GOAL: Reproduce the material below line by line, beginning with its first line and ending with the line that contains "const yTickValues = [0, 2, 4, 6, 8, 10];"; leave out pictures.

AVAILABLE DATA:

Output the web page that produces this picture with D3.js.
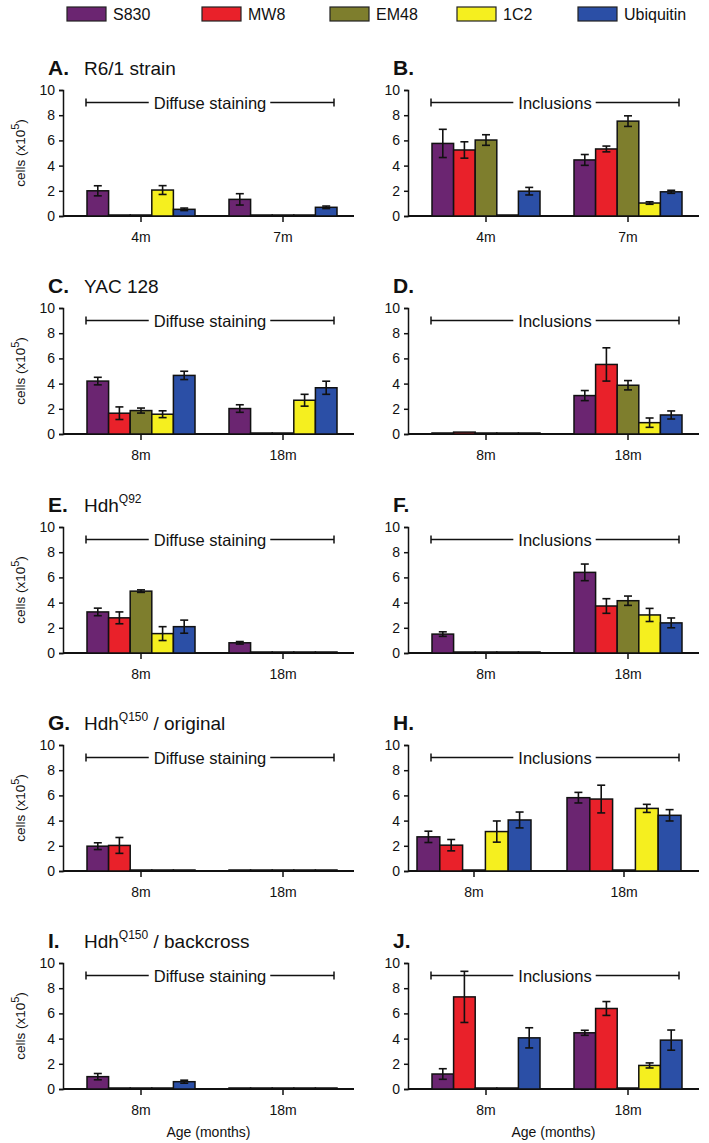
<!DOCTYPE html>
<html><head><meta charset="utf-8">
<script src="https://cdn.jsdelivr.net/npm/d3@7"></script>
<style>
body{margin:0;background:#fff}
text{font-family:"Liberation Sans",Arial,Helvetica,sans-serif;fill:#111}
</style>
</head><body>
<svg id="chart" width="709" height="1143"></svg>
<script>
// ---------- data ----------
const series = ["S830", "MW8", "EM48", "1C2", "Ubiquitin"];
const yTickValues = [0, 2, 4, 6, 8, 10];

const groupsA = ["4m", "7m"];
const valuesA = [[2.0, 0, 0, 2.06, 0.53], [1.32, 0, 0, 0, 0.69]];
const errorsA = [[0.4, 0, 0, 0.35, 0.1], [0.45, 0, 0, 0, 0.1]];

const groupsB = ["4m", "7m"];
const valuesB = [[5.76, 5.24, 6.03, 0, 1.97], [4.45, 5.32, 7.53, 1.03, 1.92]];
const errorsB = [[1.12, 0.65, 0.42, 0, 0.3], [0.43, 0.23, 0.42, 0.1, 0.12]];

const groupsC = ["8m", "18m"];
const valuesC = [[4.2, 1.65, 1.86, 1.57, 4.65], [2.02, 0, 0, 2.68, 3.67]];
const errorsC = [[0.3, 0.5, 0.2, 0.27, 0.33], [0.3, 0, 0, 0.47, 0.52]];

const groupsD = ["8m", "18m"];
const valuesD = [[0.08, 0.15, 0.05, 0.05, 0.05], [3.05, 5.52, 3.87, 0.9, 1.51]];
const errorsD = [[0, 0, 0, 0, 0], [0.4, 1.32, 0.37, 0.37, 0.32]];

const groupsE = ["8m", "18m"];
const valuesE = [[3.26, 2.79, 4.91, 1.54, 2.09], [0.81, 0, 0, 0, 0]];
const errorsE = [[0.3, 0.47, 0.1, 0.55, 0.52], [0.1, 0, 0, 0, 0]];

const groupsF = ["8m", "18m"];
const valuesF = [[1.5, 0, 0, 0, 0], [6.4, 3.73, 4.15, 3.02, 2.39]];
const errorsF = [[0.18, 0, 0, 0, 0], [0.66, 0.58, 0.37, 0.52, 0.39]];

const groupsG = ["8m", "18m"];
const valuesG = [[1.97, 2.03, 0, 0, 0], [0, 0, 0, 0, 0]];
const errorsG = [[0.27, 0.63, 0, 0, 0], [0, 0, 0, 0, 0]];

const groupsH = ["8m", "18m"];
const valuesH = [[2.71, 2.05, 0, 3.13, 4.05], [5.82, 5.71, 0, 4.97, 4.42]];
const errorsH = [[0.45, 0.45, 0, 0.84, 0.63], [0.42, 1.1, 0, 0.32, 0.45]];

const groupsI = ["8m", "18m"];
const valuesI = [[0.98, 0, 0, 0, 0.58], [0, 0, 0, 0, 0]];
const errorsI = [[0.25, 0, 0, 0, 0.12], [0, 0, 0, 0, 0]];

const groupsJ = ["8m", "18m"];
const valuesJ = [[1.19, 7.31, 0, 0, 4.06], [4.46, 6.39, 0, 1.87, 3.88]];
const errorsJ = [[0.42, 2.03, 0, 0, 0.8], [0.2, 0.55, 0, 0.2, 0.8]];

// ---------- styles / layout ----------
const seriesColors = ["#6b2571", "#e9212a", "#7e7e2d", "#f5ef1f", "#2b4fa6"];
const legendX = [67, 202, 330, 457, 578];
const colX = [63, 408];          // y-axis position per column
const rowBottom = [216, 434, 653, 871, 1089];
const plotH = 126, axisLen = 291;

const panels = [
  {letter: "A.", title: ["R6/1 strain"], col: 0, row: 0, groups: groupsA, values: valuesA, errors: errorsA, bracket: "Diffuse staining"},
  {letter: "B.", title: null, col: 1, row: 0, groups: groupsB, values: valuesB, errors: errorsB, bracket: "Inclusions"},
  {letter: "C.", title: ["YAC 128"], col: 0, row: 1, groups: groupsC, values: valuesC, errors: errorsC, bracket: "Diffuse staining"},
  {letter: "D.", title: null, col: 1, row: 1, groups: groupsD, values: valuesD, errors: errorsD, bracket: "Inclusions"},
  {letter: "E.", title: ["Hdh", "Q92", ""], col: 0, row: 2, groups: groupsE, values: valuesE, errors: errorsE, bracket: "Diffuse staining"},
  {letter: "F.", title: null, col: 1, row: 2, groups: groupsF, values: valuesF, errors: errorsF, bracket: "Inclusions"},
  {letter: "G.", title: ["Hdh", "Q150", " / original"], col: 0, row: 3, groups: groupsG, values: valuesG, errors: errorsG, bracket: "Diffuse staining"},
  {letter: "H.", title: null, col: 1, row: 3, groups: groupsH, values: valuesH, errors: errorsH, bracket: "Inclusions", centers: [66, 216], half: 57},
  {letter: "I.", title: ["Hdh", "Q150", " / backcross"], col: 0, row: 4, groups: groupsI, values: valuesI, errors: errorsI, bracket: "Diffuse staining", xlabel: true},
  {letter: "J.", title: null, col: 1, row: 4, groups: groupsJ, values: valuesJ, errors: errorsJ, bracket: "Inclusions", xlabel: true}
];

const svg = d3.select("#chart");

// ---------- legend ----------
const leg = svg.append("g");
series.forEach((s, i) => {
  leg.append("rect").attr("x", legendX[i]).attr("y", 7).attr("width", 39).attr("height", 14)
    .attr("fill", seriesColors[i]).attr("stroke", "#222").attr("stroke-width", 1.2);
  leg.append("text").attr("x", legendX[i] + 46).attr("y", 20).attr("font-size", 16).text(s);
});

// ---------- panels ----------
panels.forEach(p => {
  const x0 = colX[p.col];
  const yb = rowBottom[p.row];
  const g = svg.append("g");
  const y = d3.scaleLinear().domain([0, 10]).range([yb, yb - plotH]);
  const centers = p.centers || [78, 220];
  const half = p.half || 54;
  const xg = d3.scaleOrdinal().domain(p.groups).range(centers.map(c => x0 + c));
  const xs = d3.scaleBand().domain(series).range([-half, half]).padding(0);

  // title
  const tY = yb - 141;
  g.append("text").attr("x", x0 - 15).attr("y", tY).attr("font-size", 21).attr("font-weight", "bold").text(p.letter);
  if (p.title) {
    const t = g.append("text").attr("x", x0 + 21).attr("y", tY).attr("font-size", 19);
    t.append("tspan").text(p.title[0]);
    if (p.title.length > 1) {
      t.append("tspan").attr("font-size", 12).attr("dy", -9).text(p.title[1]);
      t.append("tspan").attr("dy", 9).text(p.title[2]);
    }
  }

  // y axis
  const ya = g.append("g").attr("transform", `translate(${x0},0)`)
    .call(d3.axisLeft(y).tickValues(yTickValues).tickSize(4).tickPadding(4));
  ya.select(".domain").attr("stroke", "#111").attr("stroke-width", 1.5);
  ya.selectAll(".tick line").attr("stroke", "#111").attr("stroke-width", 1.5);
  ya.selectAll(".tick text").attr("font-size", 14).attr("font-family", "'Liberation Sans',Arial,sans-serif").attr("fill", "#111");

  // x axis
  g.append("line").attr("x1", x0).attr("x2", x0 + axisLen).attr("y1", yb).attr("y2", yb)
    .attr("stroke", "#111").attr("stroke-width", 2);
  p.groups.forEach(gr => {
    g.append("line").attr("x1", xg(gr)).attr("x2", xg(gr)).attr("y1", yb).attr("y2", yb + 6)
      .attr("stroke", "#111").attr("stroke-width", 1.5);
    g.append("text").attr("x", xg(gr)).attr("y", yb + 26).attr("text-anchor", "middle")
      .attr("font-size", 14).text(gr);
  });

  // bars
  p.groups.forEach((gr, gi) => {
    series.forEach((s, si) => {
      const v = p.values[gi][si];
      const e = p.errors[gi][si];
      const bx = xg(gr) + xs(s);
      const h = Math.max(y(0) - y(v), 1);
      g.append("rect").attr("x", bx).attr("y", y(0) - h).attr("width", xs.bandwidth()).attr("height", h)
        .attr("fill", seriesColors[si]).attr("stroke", "#111").attr("stroke-width", 1.5);
      if (e > 0) {
        const cx = bx + xs.bandwidth() / 2;
        g.append("line").attr("x1", cx).attr("x2", cx).attr("y1", y(v + e)).attr("y2", y(v - e))
          .attr("stroke", "#111").attr("stroke-width", 1.6);
        [v + e, v - e].forEach(val => {
          g.append("line").attr("x1", cx - 4).attr("x2", cx + 4).attr("y1", y(val)).attr("y2", y(val))
            .attr("stroke", "#111").attr("stroke-width", 1.6);
        });
      }
    });
  });

  // bracket
  const by = y(9);
  const bx1 = x0 + 23, bx2 = x0 + 271;
  const bt = g.append("text").attr("x", (bx1 + bx2) / 2).attr("y", by + 6).attr("text-anchor", "middle")
    .attr("font-size", 16.5).text(p.bracket);
  const bw = bt.node().getComputedTextLength();
  const mid = (bx1 + bx2) / 2;
  [[bx1, mid - bw / 2 - 5], [mid + bw / 2 + 4, bx2]].forEach(([a, b]) => {
    g.append("line").attr("x1", a).attr("x2", b).attr("y1", by).attr("y2", by).attr("stroke", "#111").attr("stroke-width", 1.5);
  });
  [bx1, bx2].forEach(xx => {
    g.append("line").attr("x1", xx).attr("x2", xx).attr("y1", by - 4).attr("y2", by + 4).attr("stroke", "#111").attr("stroke-width", 1.5);
  });

  // y label (left column)
  if (p.col === 0) {
    const lt = g.append("text").attr("transform", `translate(25,${yb - plotH / 2}) rotate(-90)`)
      .attr("text-anchor", "middle").attr("font-size", 13.5);
    lt.append("tspan").text("cells (x10");
    lt.append("tspan").attr("dy", -6).attr("font-size", 11).text("5");
    lt.append("tspan").attr("dy", 6).text(")");
  }
  if (p.xlabel) {
    g.append("text").attr("x", x0 + axisLen / 2).attr("y", yb + 48).attr("text-anchor", "middle")
      .attr("font-size", 14).text("Age (months)");
  }
});
</script>
</body></html>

WRITTEN SOLUTION:
Output the web page that produces this picture with D3.js.
<!DOCTYPE html>
<html><head><meta charset="utf-8">
<script src="https://cdn.jsdelivr.net/npm/d3@7"></script>
<style>
body{margin:0;background:#fff}
text{font-family:"Liberation Sans",Arial,Helvetica,sans-serif;fill:#111}
</style>
</head><body>
<svg id="chart" width="709" height="1143"></svg>
<script>
// ---------- data ----------
const series = ["S830", "MW8", "EM48", "1C2", "Ubiquitin"];
const yTickValues = [0, 2, 4, 6, 8, 10];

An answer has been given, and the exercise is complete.